In Russia, Vladimir Putin recently ordered Russia’s Association of Indigenous Peoples of the North (RAIPON), to close.
RAIPON has represented 41 indigenous groups—totalling 270,000 people—since 1990, and has given a voice to tribal peoples in some of the most remote places on Earth.
Now that the development of huge industrial projects in Arctic regions is having a harmful effect on the lives of reindeer-herding peoples, it is crucial that organizations such as RAIPON are able to exist and function freely.
Industrial projects, resource prospecting and associated infrastructure are disrupting reindeer migration routes, destroying vital grazing grounds and reducing previously healthy herds to a fraction of their original size. As a result, indigenous ways of life are at risk of disappearing.
Survival recently published a picture gallery using images and words to tell 12 fascinating stories about reindeer, to coincide with the festive season.

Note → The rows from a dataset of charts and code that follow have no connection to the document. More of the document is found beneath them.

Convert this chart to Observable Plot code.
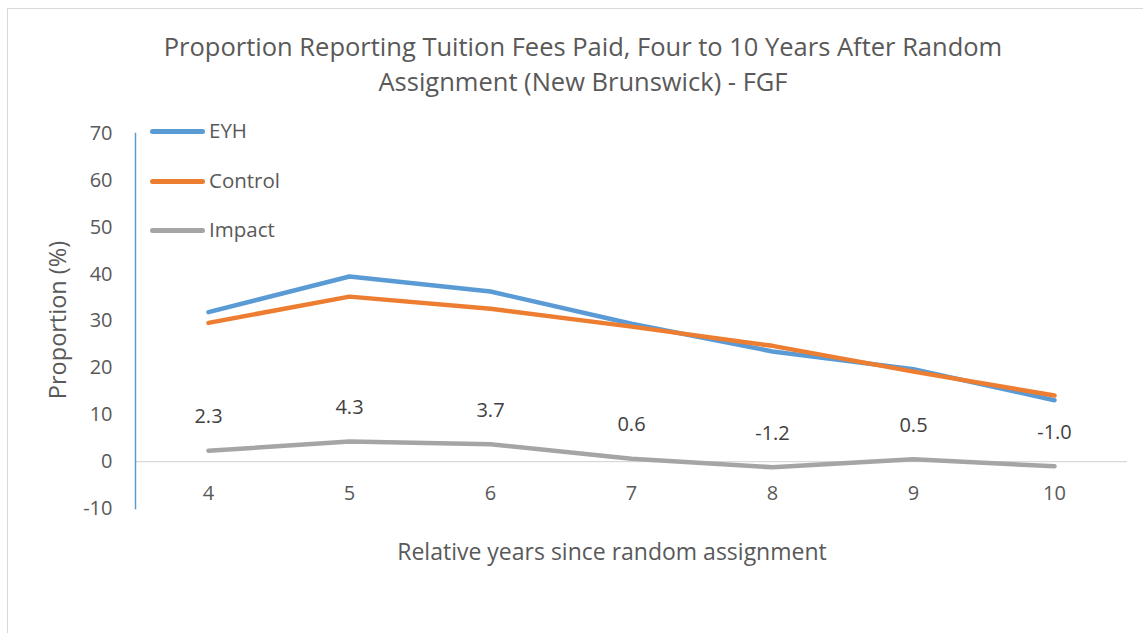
<!DOCTYPE html>
<html>
<head>
<meta charset="utf-8">
<script src="https://cdn.jsdelivr.net/npm/d3@7"></script>
<script src="https://cdn.jsdelivr.net/npm/@observablehq/plot@0.6"></script>
<style>
  html, body { margin: 0; padding: 0; background: #fff; overflow: hidden; }
  body { width: 1143px; height: 633px; position: relative; font-family: "Open Sans", sans-serif; color: #595959; }
  #border { position: absolute; left: 7px; top: 8px; width: 1200px; height: 700px; border: 1.5px solid #d9d9d9; box-sizing: border-box; }
  #chart { position: absolute; left: 0; top: 0; }
  .title { position: absolute; left: 0; width: 1166px; text-align: center; font-size: 25.5px; line-height: 35px; top: 29px; color: #595959; white-space: nowrap; }
  .ylabel { position: absolute; left: 57px; top: 320px; transform: translate(-50%, -50%) rotate(-90deg); font-size: 23.5px; white-space: nowrap; }
  .xlabel { position: absolute; left: 612px; top: 551px; transform: translate(-50%, -50%); font-size: 23px; white-space: nowrap; }
  .legend { position: absolute; left: 150px; top: 116px; font-size: 20.5px; }
  .legend div { height: 49.5px; display: flex; align-items: flex-start; }
  .legend span.sw { display: inline-block; width: 55px; height: 5px; border-radius: 3px; margin-top: 13px; margin-right: 4px; }
</style>
</head>
<body>
<div id="border"></div>
<div id="chart"></div>
<div class="title">Proportion Reporting Tuition Fees Paid, Four to 10 Years After Random<br>Assignment (New Brunswick) - FGF</div>
<div class="ylabel">Proportion (%)</div>
<div class="xlabel">Relative years since random assignment</div>
<div class="legend" id="legend"></div>
<script>
const years = [4, 5, 6, 7, 8, 9, 10];
const eyh = [31.9, 39.5, 36.3, 29.4, 23.5, 19.7, 13.1];
const control = [29.6, 35.2, 32.6, 28.8, 24.7, 19.2, 14.1];
const impact = [2.3, 4.3, 3.7, 0.6, -1.2, 0.5, -1.0];
const seriesNames = ["EYH", "Control", "Impact"];
const seriesColors = ["#5b9bd5", "#ed7d31", "#a5a5a5"];
const yTicks = [-10, 0, 10, 20, 30, 40, 50, 60, 70];

const rows = [];
[eyh, control, impact].forEach((vals, si) => {
  vals.forEach((v, i) => rows.push({ year: years[i], value: v, series: seriesNames[si] }));
});
const impactRows = rows.filter(d => d.series === "Impact");

const chart = Plot.plot({
  width: 1143,
  height: 633,
  marginLeft: 135,
  marginRight: 16,
  marginTop: 133,
  marginBottom: 125,
  style: { fontFamily: "Open Sans, sans-serif", background: "transparent", overflow: "visible" },
  x: { type: "point", domain: years, padding: 0.5, axis: null },
  y: { domain: [-10, 70], ticks: yTicks, axis: null },
  color: { domain: seriesNames, range: seriesColors },
  marks: [
    Plot.ruleY([0], { stroke: "#d9d9d9", strokeWidth: 1.3 }),
    Plot.axisY({ ticks: yTicks, tickSize: 0, tickPadding: 23, fontSize: 20, fill: "#595959", label: null, tickFormat: d => String(d) }),
    Plot.frame({ anchor: "left", stroke: "#5b9bd5", strokeWidth: 1.5 }),
    Plot.text(years, { x: d => d, y: () => 0, dy: 32, text: d => String(d), fontSize: 20, fill: "#595959" }),
    Plot.line(rows, { x: "year", y: "value", z: "series", stroke: "series", strokeWidth: 4.5, strokeLinecap: "round", strokeLinejoin: "round" }),
    Plot.text(impactRows, { x: "year", y: "value", text: d => d.value.toFixed(1), dy: -34, fontSize: 20, fill: "#404040" })
  ]
});
document.getElementById("chart").appendChild(chart);

const legend = document.getElementById("legend");
seriesNames.forEach((n, i) => {
  const row = document.createElement("div");
  row.innerHTML = `<span class="sw" style="background:${seriesColors[i]}"></span><span>${n}</span>`;
  legend.appendChild(row);
});
</script>
</body>
</html>
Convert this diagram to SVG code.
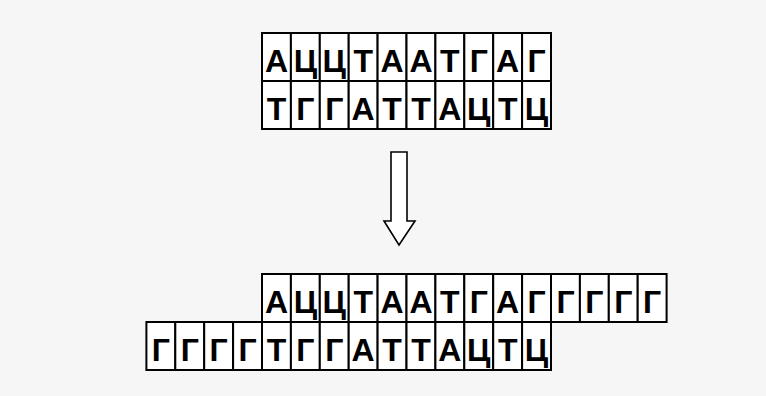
<svg xmlns="http://www.w3.org/2000/svg" width="766" height="396" viewBox="0 0 766 396">
  <style>
    .cell { fill: #ffffff; stroke: #000000; stroke-width: 2; }
    .base { font-family: "Liberation Sans", Arial, sans-serif; font-weight: bold; font-size: 32px; text-anchor: middle; fill: #000000; }
    .arrow { fill: #ffffff; stroke: #000000; stroke-width: 1.6; stroke-linejoin: miter; }
  </style>
  <defs>
    <rect id="c" class="cell" width="28.9" height="48"/>
  </defs>
  <rect width="766" height="396" fill="#f6f6f6"/>

  <!-- Original double strand -->
  <g id="strand-original">
    <g id="orig-top">
      <use href="#c" x="262" y="33"/><use href="#c" x="290.9" y="33"/><use href="#c" x="319.8" y="33"/><use href="#c" x="348.7" y="33"/><use href="#c" x="377.6" y="33"/>
      <use href="#c" x="406.5" y="33"/><use href="#c" x="435.4" y="33"/><use href="#c" x="464.3" y="33"/><use href="#c" x="493.2" y="33"/><use href="#c" x="522.1" y="33"/>
      <text class="base" x="276.45" y="72">А</text><text class="base" x="305.35" y="72">Ц</text><text class="base" x="334.25" y="72">Ц</text><text class="base" x="363.15" y="72">Т</text><text class="base" x="392.05" y="72">А</text>
      <text class="base" x="420.95" y="72">А</text><text class="base" x="449.85" y="72">Т</text><text class="base" x="478.75" y="72">Г</text><text class="base" x="507.65" y="72">А</text><text class="base" x="536.55" y="72">Г</text>
    </g>
    <g id="orig-bottom">
      <use href="#c" x="262" y="81"/><use href="#c" x="290.9" y="81"/><use href="#c" x="319.8" y="81"/><use href="#c" x="348.7" y="81"/><use href="#c" x="377.6" y="81"/>
      <use href="#c" x="406.5" y="81"/><use href="#c" x="435.4" y="81"/><use href="#c" x="464.3" y="81"/><use href="#c" x="493.2" y="81"/><use href="#c" x="522.1" y="81"/>
      <text class="base" x="276.45" y="120">Т</text><text class="base" x="305.35" y="120">Г</text><text class="base" x="334.25" y="120">Г</text><text class="base" x="363.15" y="120">А</text><text class="base" x="392.05" y="120">Т</text>
      <text class="base" x="420.95" y="120">Т</text><text class="base" x="449.85" y="120">А</text><text class="base" x="478.75" y="120">Ц</text><text class="base" x="507.65" y="120">Т</text><text class="base" x="536.55" y="120">Ц</text>
    </g>
  </g>

  <!-- Transition arrow -->
  <g id="connectors">
    <path class="arrow" d="M391,152 H407 V221 H415 L399,245 L384,221 H391 Z"/>
  </g>

  <!-- Extended strands with G overhangs -->
  <g id="strand-extended">
    <g id="ext-top">
      <use href="#c" x="262" y="274"/><use href="#c" x="290.9" y="274"/><use href="#c" x="319.8" y="274"/><use href="#c" x="348.7" y="274"/><use href="#c" x="377.6" y="274"/>
      <use href="#c" x="406.5" y="274"/><use href="#c" x="435.4" y="274"/><use href="#c" x="464.3" y="274"/><use href="#c" x="493.2" y="274"/><use href="#c" x="522.1" y="274"/>
      <use href="#c" x="551" y="274"/><use href="#c" x="579.9" y="274"/><use href="#c" x="608.8" y="274"/><use href="#c" x="637.7" y="274"/>
      <text class="base" x="276.45" y="313">А</text><text class="base" x="305.35" y="313">Ц</text><text class="base" x="334.25" y="313">Ц</text><text class="base" x="363.15" y="313">Т</text><text class="base" x="392.05" y="313">А</text>
      <text class="base" x="420.95" y="313">А</text><text class="base" x="449.85" y="313">Т</text><text class="base" x="478.75" y="313">Г</text><text class="base" x="507.65" y="313">А</text><text class="base" x="536.55" y="313">Г</text>
      <text class="base" x="565.45" y="313">Г</text><text class="base" x="594.35" y="313">Г</text><text class="base" x="623.25" y="313">Г</text><text class="base" x="652.15" y="313">Г</text>
    </g>
    <g id="ext-bottom">
      <use href="#c" x="146.4" y="322"/><use href="#c" x="175.3" y="322"/><use href="#c" x="204.2" y="322"/><use href="#c" x="233.1" y="322"/>
      <use href="#c" x="262" y="322"/><use href="#c" x="290.9" y="322"/><use href="#c" x="319.8" y="322"/><use href="#c" x="348.7" y="322"/><use href="#c" x="377.6" y="322"/>
      <use href="#c" x="406.5" y="322"/><use href="#c" x="435.4" y="322"/><use href="#c" x="464.3" y="322"/><use href="#c" x="493.2" y="322"/><use href="#c" x="522.1" y="322"/>
      <text class="base" x="160.85" y="361">Г</text><text class="base" x="189.75" y="361">Г</text><text class="base" x="218.65" y="361">Г</text><text class="base" x="247.55" y="361">Г</text>
      <text class="base" x="276.45" y="361">Т</text><text class="base" x="305.35" y="361">Г</text><text class="base" x="334.25" y="361">Г</text><text class="base" x="363.15" y="361">А</text><text class="base" x="392.05" y="361">Т</text>
      <text class="base" x="420.95" y="361">Т</text><text class="base" x="449.85" y="361">А</text><text class="base" x="478.75" y="361">Ц</text><text class="base" x="507.65" y="361">Т</text><text class="base" x="536.55" y="361">Ц</text>
    </g>
  </g>
</svg>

It describes how every autumn, hundreds of reindeer belonging to the Sámi people swim across the waters of Norway's Kågsundet fjord, between their summer pastures and the wintering mainland, and how the Nenets tribe of Siberia’s Yamal Peninsula migrate seasonally with their reindeer along ancient migration routes.
Reindeer are vital to the survival and the human story of many tribal peoples. It is a tragedy that the burgeoning Arctic extractive industry is exacting such a heavy toll on reindeer and the herders whose lives depend on the animals.